So I came across this problem in the List of unsolved problems in computer science - Wikipedia^{1} on a boring Saturday evening when I was randomly browsing the web.

## A bit of background

Entombed is an Atari 2600^{2} game released in 1982. The game has a very simple gameplay. Try out the game here: Entombed

There’s a vertically scrolling maze (which is also symmetric) and player has to go through the maze avoiding enemies and picking up make-break boosters (which are useful for making a wall or breaking one)

The game has been subject to academic research particularly for its maze generation.

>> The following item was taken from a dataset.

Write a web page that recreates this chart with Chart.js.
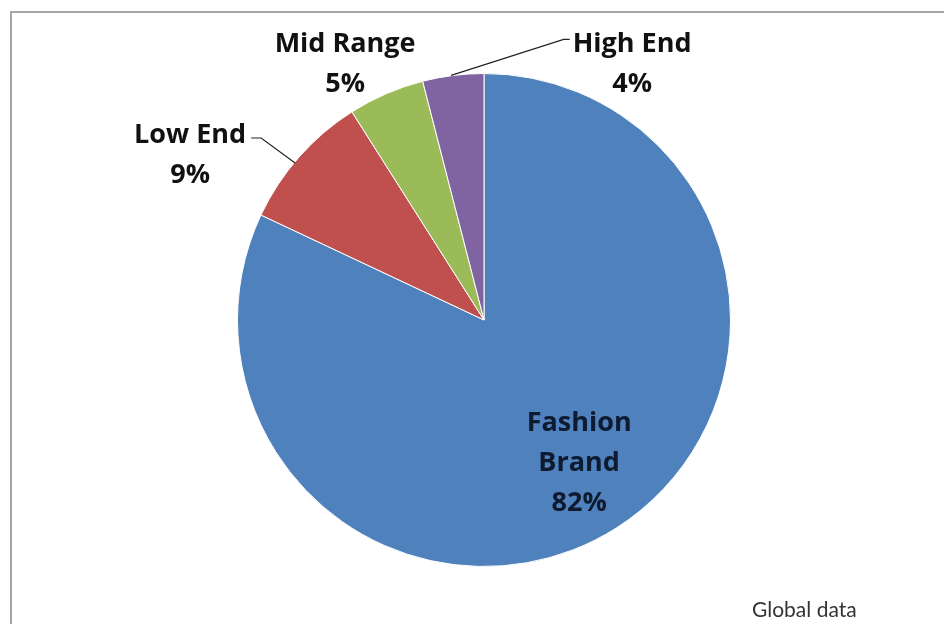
<!DOCTYPE html>
<html>
<head>
<meta charset="utf-8">
<script src="https://cdn.jsdelivr.net/npm/chart.js@4"></script>
<style>
  html, body { margin: 0; padding: 0; background: #fff; overflow: hidden; }
  #wrap { position: relative; width: 944px; height: 624px; }
  #frame { position: absolute; left: 10px; top: 11px; width: 1000px; height: 1000px;
           border: 2px solid #a6a6a6; box-sizing: border-box; }
  #note { position: absolute; left: 752px; top: 596px; font-family: "Lato", sans-serif;
          font-size: 21px; color: #333; }
  canvas { position: absolute; left: 0; top: 0; }
</style>
</head>
<body>
<div id="wrap">
  <div id="frame"></div>
  <canvas id="pie" width="944" height="624"></canvas>
  <div id="note">Global data</div>
</div>
<script>
// segment data
var segments = ["Fashion Brand", "Low End", "Mid Range", "High End"];
var shares = [82, 9, 5, 4];
var colours = ["#4f81bd", "#c0504d", "#9bbb59", "#8064a2"];

// where each label goes, relative to the outer middle of its slice
var labelPlace = [
    { inside: true, r: 0.69, lines: ["Fashion", "Brand"], color: "#0e1a30" },
    { dx: -109, dy: -2, lines: ["Low End"], leader: true, color: "#111" },
    { dx: -41, dy: -29, lines: ["Mid Range"], color: "#111" },
    { dx: 179, dy: -11, lines: ["High End"], leader: true, color: "#111" }
];

var labelPlugin = {
    id: "sliceLabels",
    afterDatasetsDraw: function(chart) {
        var ctx = chart.ctx;
        var meta = chart.getDatasetMeta(0);
        ctx.save();
        ctx.font = "bold 27px 'Open Sans', Lato, sans-serif";
        ctx.textAlign = "center";
        ctx.textBaseline = "middle";
        var lh = 40;
        meta.data.forEach(function(arc, i) {
            var p = arc.getProps(["x", "y", "startAngle", "endAngle", "outerRadius"], true);
            var mid = (p.startAngle + p.endAngle) / 2;
            var place = labelPlace[i];
            var lines = place.lines.concat([shares[i] + "%"]);
            var cx, cy;
            if (place.inside) {
                cx = p.x + Math.cos(mid) * p.outerRadius * place.r + 4;
                cy = p.y + Math.sin(mid) * p.outerRadius * place.r;
            } else {
                var ox = p.x + Math.cos(mid) * p.outerRadius;
                var oy = p.y + Math.sin(mid) * p.outerRadius;
                cx = ox + place.dx;
                cy = oy + place.dy;
                if (place.leader) {
                    var w = ctx.measureText(place.lines[0]).width;
                    var ty = cy - (lines.length - 1) * lh / 2 + 3;
                    ctx.strokeStyle = "#222";
                    ctx.lineWidth = 1.2;
                    ctx.beginPath();
                    if (place.dx < 0) {
                        ctx.moveTo(cx + w / 2 + 5, ty);
                        ctx.lineTo(cx + w / 2 + 15, ty);
                        ctx.lineTo(ox - 4, oy + 6);
                    } else {
                        ctx.moveTo(cx - w / 2 - 3, ty - 8);
                        ctx.lineTo(cx - w / 2 - 9, ty - 8);
                        ctx.lineTo(ox - 2, oy);
                    }
                    ctx.stroke();
                }
            }
            ctx.fillStyle = place.color;
            var y0 = cy - (lines.length - 1) * lh / 2;
            lines.forEach(function(t, k) {
                ctx.fillText(t, cx, y0 + k * lh);
            });
        });
        ctx.restore();
    }
};

var chart = new Chart(document.getElementById("pie"), {
    type: "pie",
    data: {
        labels: segments,
        datasets: [{
            data: shares,
            backgroundColor: colours,
            borderColor: "#ffffff",
            borderWidth: 1
        }]
    },
    options: {
        responsive: false,
        animation: false,
        layout: { padding: { top: 73, bottom: 57, left: 24, right: 0 } },
        plugins: {
            legend: { display: false },
            tooltip: { enabled: false }
        }
    },
    plugins: [labelPlugin]
});
</script>
</body>
</html>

Since the Atari 2600 had a limited ROM size, the mazes were too big to store on the ROM, and after researchers evaluated^{3} the game’s ROM, they found that the mazes were generated during runtime.

## Defining the problem

The mazes that were produced in the game were unsolvable without efficient use of the make-break item (Which adds the game factor to it). However, during an interview with the Paul Allen Newell who previously worked on the game, it is said that they were able to come up with an algorithm which consistently generates solvable mazes in the interview with Paul Allen Newell^{4}

The story of the algorithm is that one night after work, Duncan and I went out for a beer and ended up coming up with this “problem” of wondering whether one could generate an endless maze that always had a solution. At the time, we weren’t thinking of a game per se, it just seemed like an interesting puzzle for us to solve. We worked out the algorithm and, since I knew how to program a VCS system (Duncan was Vectrex only), I spent a weekend coding something up. We were surprised at the elegance of the algorithm as it gave us the ability to dial in a “difficulty factor” (via a bit setting) and we could prove that there was not only a point where it became unsolvable

*(Here, “VCS” refers to Atari Video Computer System and not Version Control System)*

So the question I was actually interested in is

### Is it possible to come up with a maze generation algorithm which only produces a solvable maze using the 5 context bits (two bits to the left and three bits above)?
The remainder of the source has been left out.